Sotheby's Nets $303.9 M. In Modern Art: Morning Links For May 20, 2026
The latest modern and contemporary sales in New York offered a clear picture of the market's current mood: money is still moving, but only for works that feel exceptional. Sotheby's sold $303.9 million in modern art on Monday evening, while Phillips brought in $115.2 million from its modern and contemporary sale held just before it. The totals were solid, yet the bidding patterns suggested a market that remains alert to price.
At Sotheby's, the evening was led by a Matisse that sold for $48.4 million. The result helped anchor a strong total, but pauses between bids made the room feel more measured than euphoric. One New York advisor described the competition as“very tempered,” a phrase that captures the broader tone of the season: selective, disciplined, and still willing to wait.
Phillips presented a different kind of energy. Its presale estimate of $84.2 million was the highest since 2022, and the average lot value reached $2.9 million, more than double the $1.4 million average from last May. Even so, several works sold below their low estimates. The house's best results came from living artists on the secondary market, where demand can outstrip what is available on the primary market.

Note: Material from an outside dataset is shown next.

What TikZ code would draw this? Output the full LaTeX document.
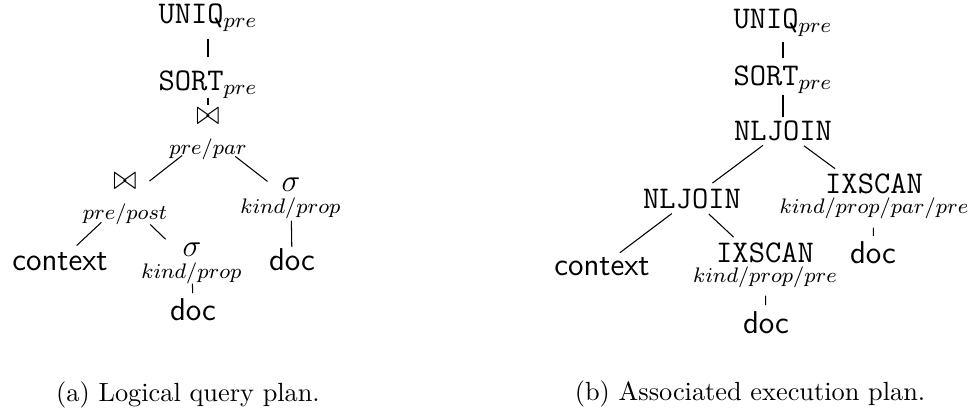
\documentclass[tikz,border=0pt]{standalone}
\usepackage{graphicx}
\usepackage{tikz}
\DeclareMathSizes{12}{12}{8.5}{6}
\tikzstyle{plan} = [anchor=base,inner sep=0pt,font=\large]
\tikzstyle{subcap} = [anchor=base,inner sep=0pt]
\tikzset{link/.style 2 args={shorten <=#1,shorten >=#2}}
\newcommand{\opsub}[2]{$\mathop{#1}\limits_{#2}$}
\newcommand{\joinop}{\mbox{\scalebox{0.9}[1.1]{$\bowtie$}}\rule[-4pt]{0pt}{4pt}}

\begin{document}
\begin{tikzpicture}[x=0.38pt,y=-0.38pt]
			\useasboundingbox (0,0) rectangle (973,412);
			\node[plan] (u1) at (208,23) {\texttt{UNIQ}$_{pre}$};
			\node[plan] (s1) at (208,90) {\texttt{SORT}$_{pre}$};
			\node[plan] (j1) at (208,124) {\opsub{\joinop}{pre/par}};
			\node[plan] (j2) at (125,189) {\opsub{\joinop}{pre/post}};
			\node[plan] (sr) at (291,193) {\opsub{\sigma}{kind/prop}};
			\node[plan] (sl) at (192,258) {\opsub{\sigma}{kind/prop}};
			\node[plan] (c1) at (60,270) {\textsf{context}};
			\node[plan] (dr) at (292,270) {\textsf{doc}};
			\node[plan] (dl) at (193,320) {\textsf{doc}};
			\draw[link={8pt}{10.6pt}] (u1.center)--(s1.center);
			\draw[link={5pt}{11.3pt}] (s1.center)--(j1.center);
			\draw[link={12.5pt}{11.8pt}] (j1.center)--(j2.center);
			\draw[link={13.1pt}{11.3pt}] (j1.center)--(sr.center);
			\draw[link={12.3pt}{8.7pt}] (j2.center)--(c1.center);
			\draw[link={13.3pt}{13.9pt}] (j2.center)--(sl.center);
			\draw[link={8pt}{4.6pt}] (sr.center)--(dr.center);
			\draw[link={7.2pt}{6.1pt}] (sl.center)--(dl.center);
			\node[subcap] (t1) at (188,401) {(a) Logical query plan.};
			
			\node[plan] (u2) at (783,28) {\texttt{UNIQ}$_{pre}$};
			\node[plan] (s2) at (783,85) {\texttt{SORT}$_{pre}$};
			\node[plan] (n1) at (783,140) {\texttt{NLJOIN}};
			\node[plan] (n2) at (692,208) {\texttt{NLJOIN}};
			\node[plan] (i1) at (874,193) {\opsub{\texttt{IXSCAN}}{kind/prop/par/pre}};
			\node[plan] (i2) at (765,262) {\opsub{\texttt{IXSCAN}}{kind/prop/pre}};
			\node[plan] (c2) at (602,275) {\textsf{context}};
			\node[plan] (d1) at (873,263) {\textsf{doc}};
			\node[plan] (d2) at (766,333) {\textsf{doc}};
			\draw[link={7.3pt}{8.3pt}] (u2.center)--(s2.center);
			\draw[link={5.7pt}{5.1pt}] (s2.center)--(n1.center);
			\draw[link={9.5pt}{9.7pt}] (n1.center)--(n2.center);
			\draw[link={9.9pt}{18.4pt}] (n1.center)--(i1.center);
			\draw[link={9.6pt}{8.5pt}] (n2.center)--(c2.center);
			\draw[link={8.7pt}{16.3pt}] (n2.center)--(i2.center);
			\draw[link={11.5pt}{6.1pt}] (i1.center)--(d1.center);
			\draw[link={11.1pt}{6.5pt}] (i2.center)--(d2.center);
			\node[subcap] (t2) at (750,400) {(b) Associated execution plan.};
		\end{tikzpicture}
\end{document}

The most striking example was Joseph Yaeger's 2021 watercolor, There Is a Light and It Always Goes Out, which sold for a record $477,300 against a $60,000 estimate. Works by 20th-century female artists, including Olga de Amaral and Lee Bontecou, also surpassed expectations, pointing to continued collector interest in artists whose markets have often been slower to catch up with their significance.
The auction results were only one part of a busy day in the art world. In Paris, a judge rejected a request to suspend the removal of six 19th-century stained-glass windows designed by Eugène Viollet-le-Duc, clearing the way for their replacement by new windows by Claire Tabouret and Simon-Marq. The case has become a closely watched test of how historic fabric and contemporary intervention can coexist inside a landmark building.
Elsewhere, Art Basel appointed Iraqi curator Wassan Al-Khudhairi as artistic director of Art Basel Qatar's 2027 edition. David Sainsbury pledged £91.2 million to renovate the Sainsbury Centre in Norwich, England, one of the largest donations ever made to a UK museum. Bharti Kher won a commission from Powerhouse Parramatta for a monumental sculpture of stacked heads, and a new contemporary art fair devoted to smell, Olfacta Art Fair, will open in Turin from September 18 to 20.
In London, Somerset House is drawing attention with Holy Pop, an exhibition that treats pop fandom as a form of devotion. With shrines to Dolly Parton, Prince, the Spice Girls, and Nina Simone, the show suggests that the line between cultural memory and ritual can be surprisingly thin. In a week defined by auctions, donations, commissions, and institutional change, that may be the most telling thread of all.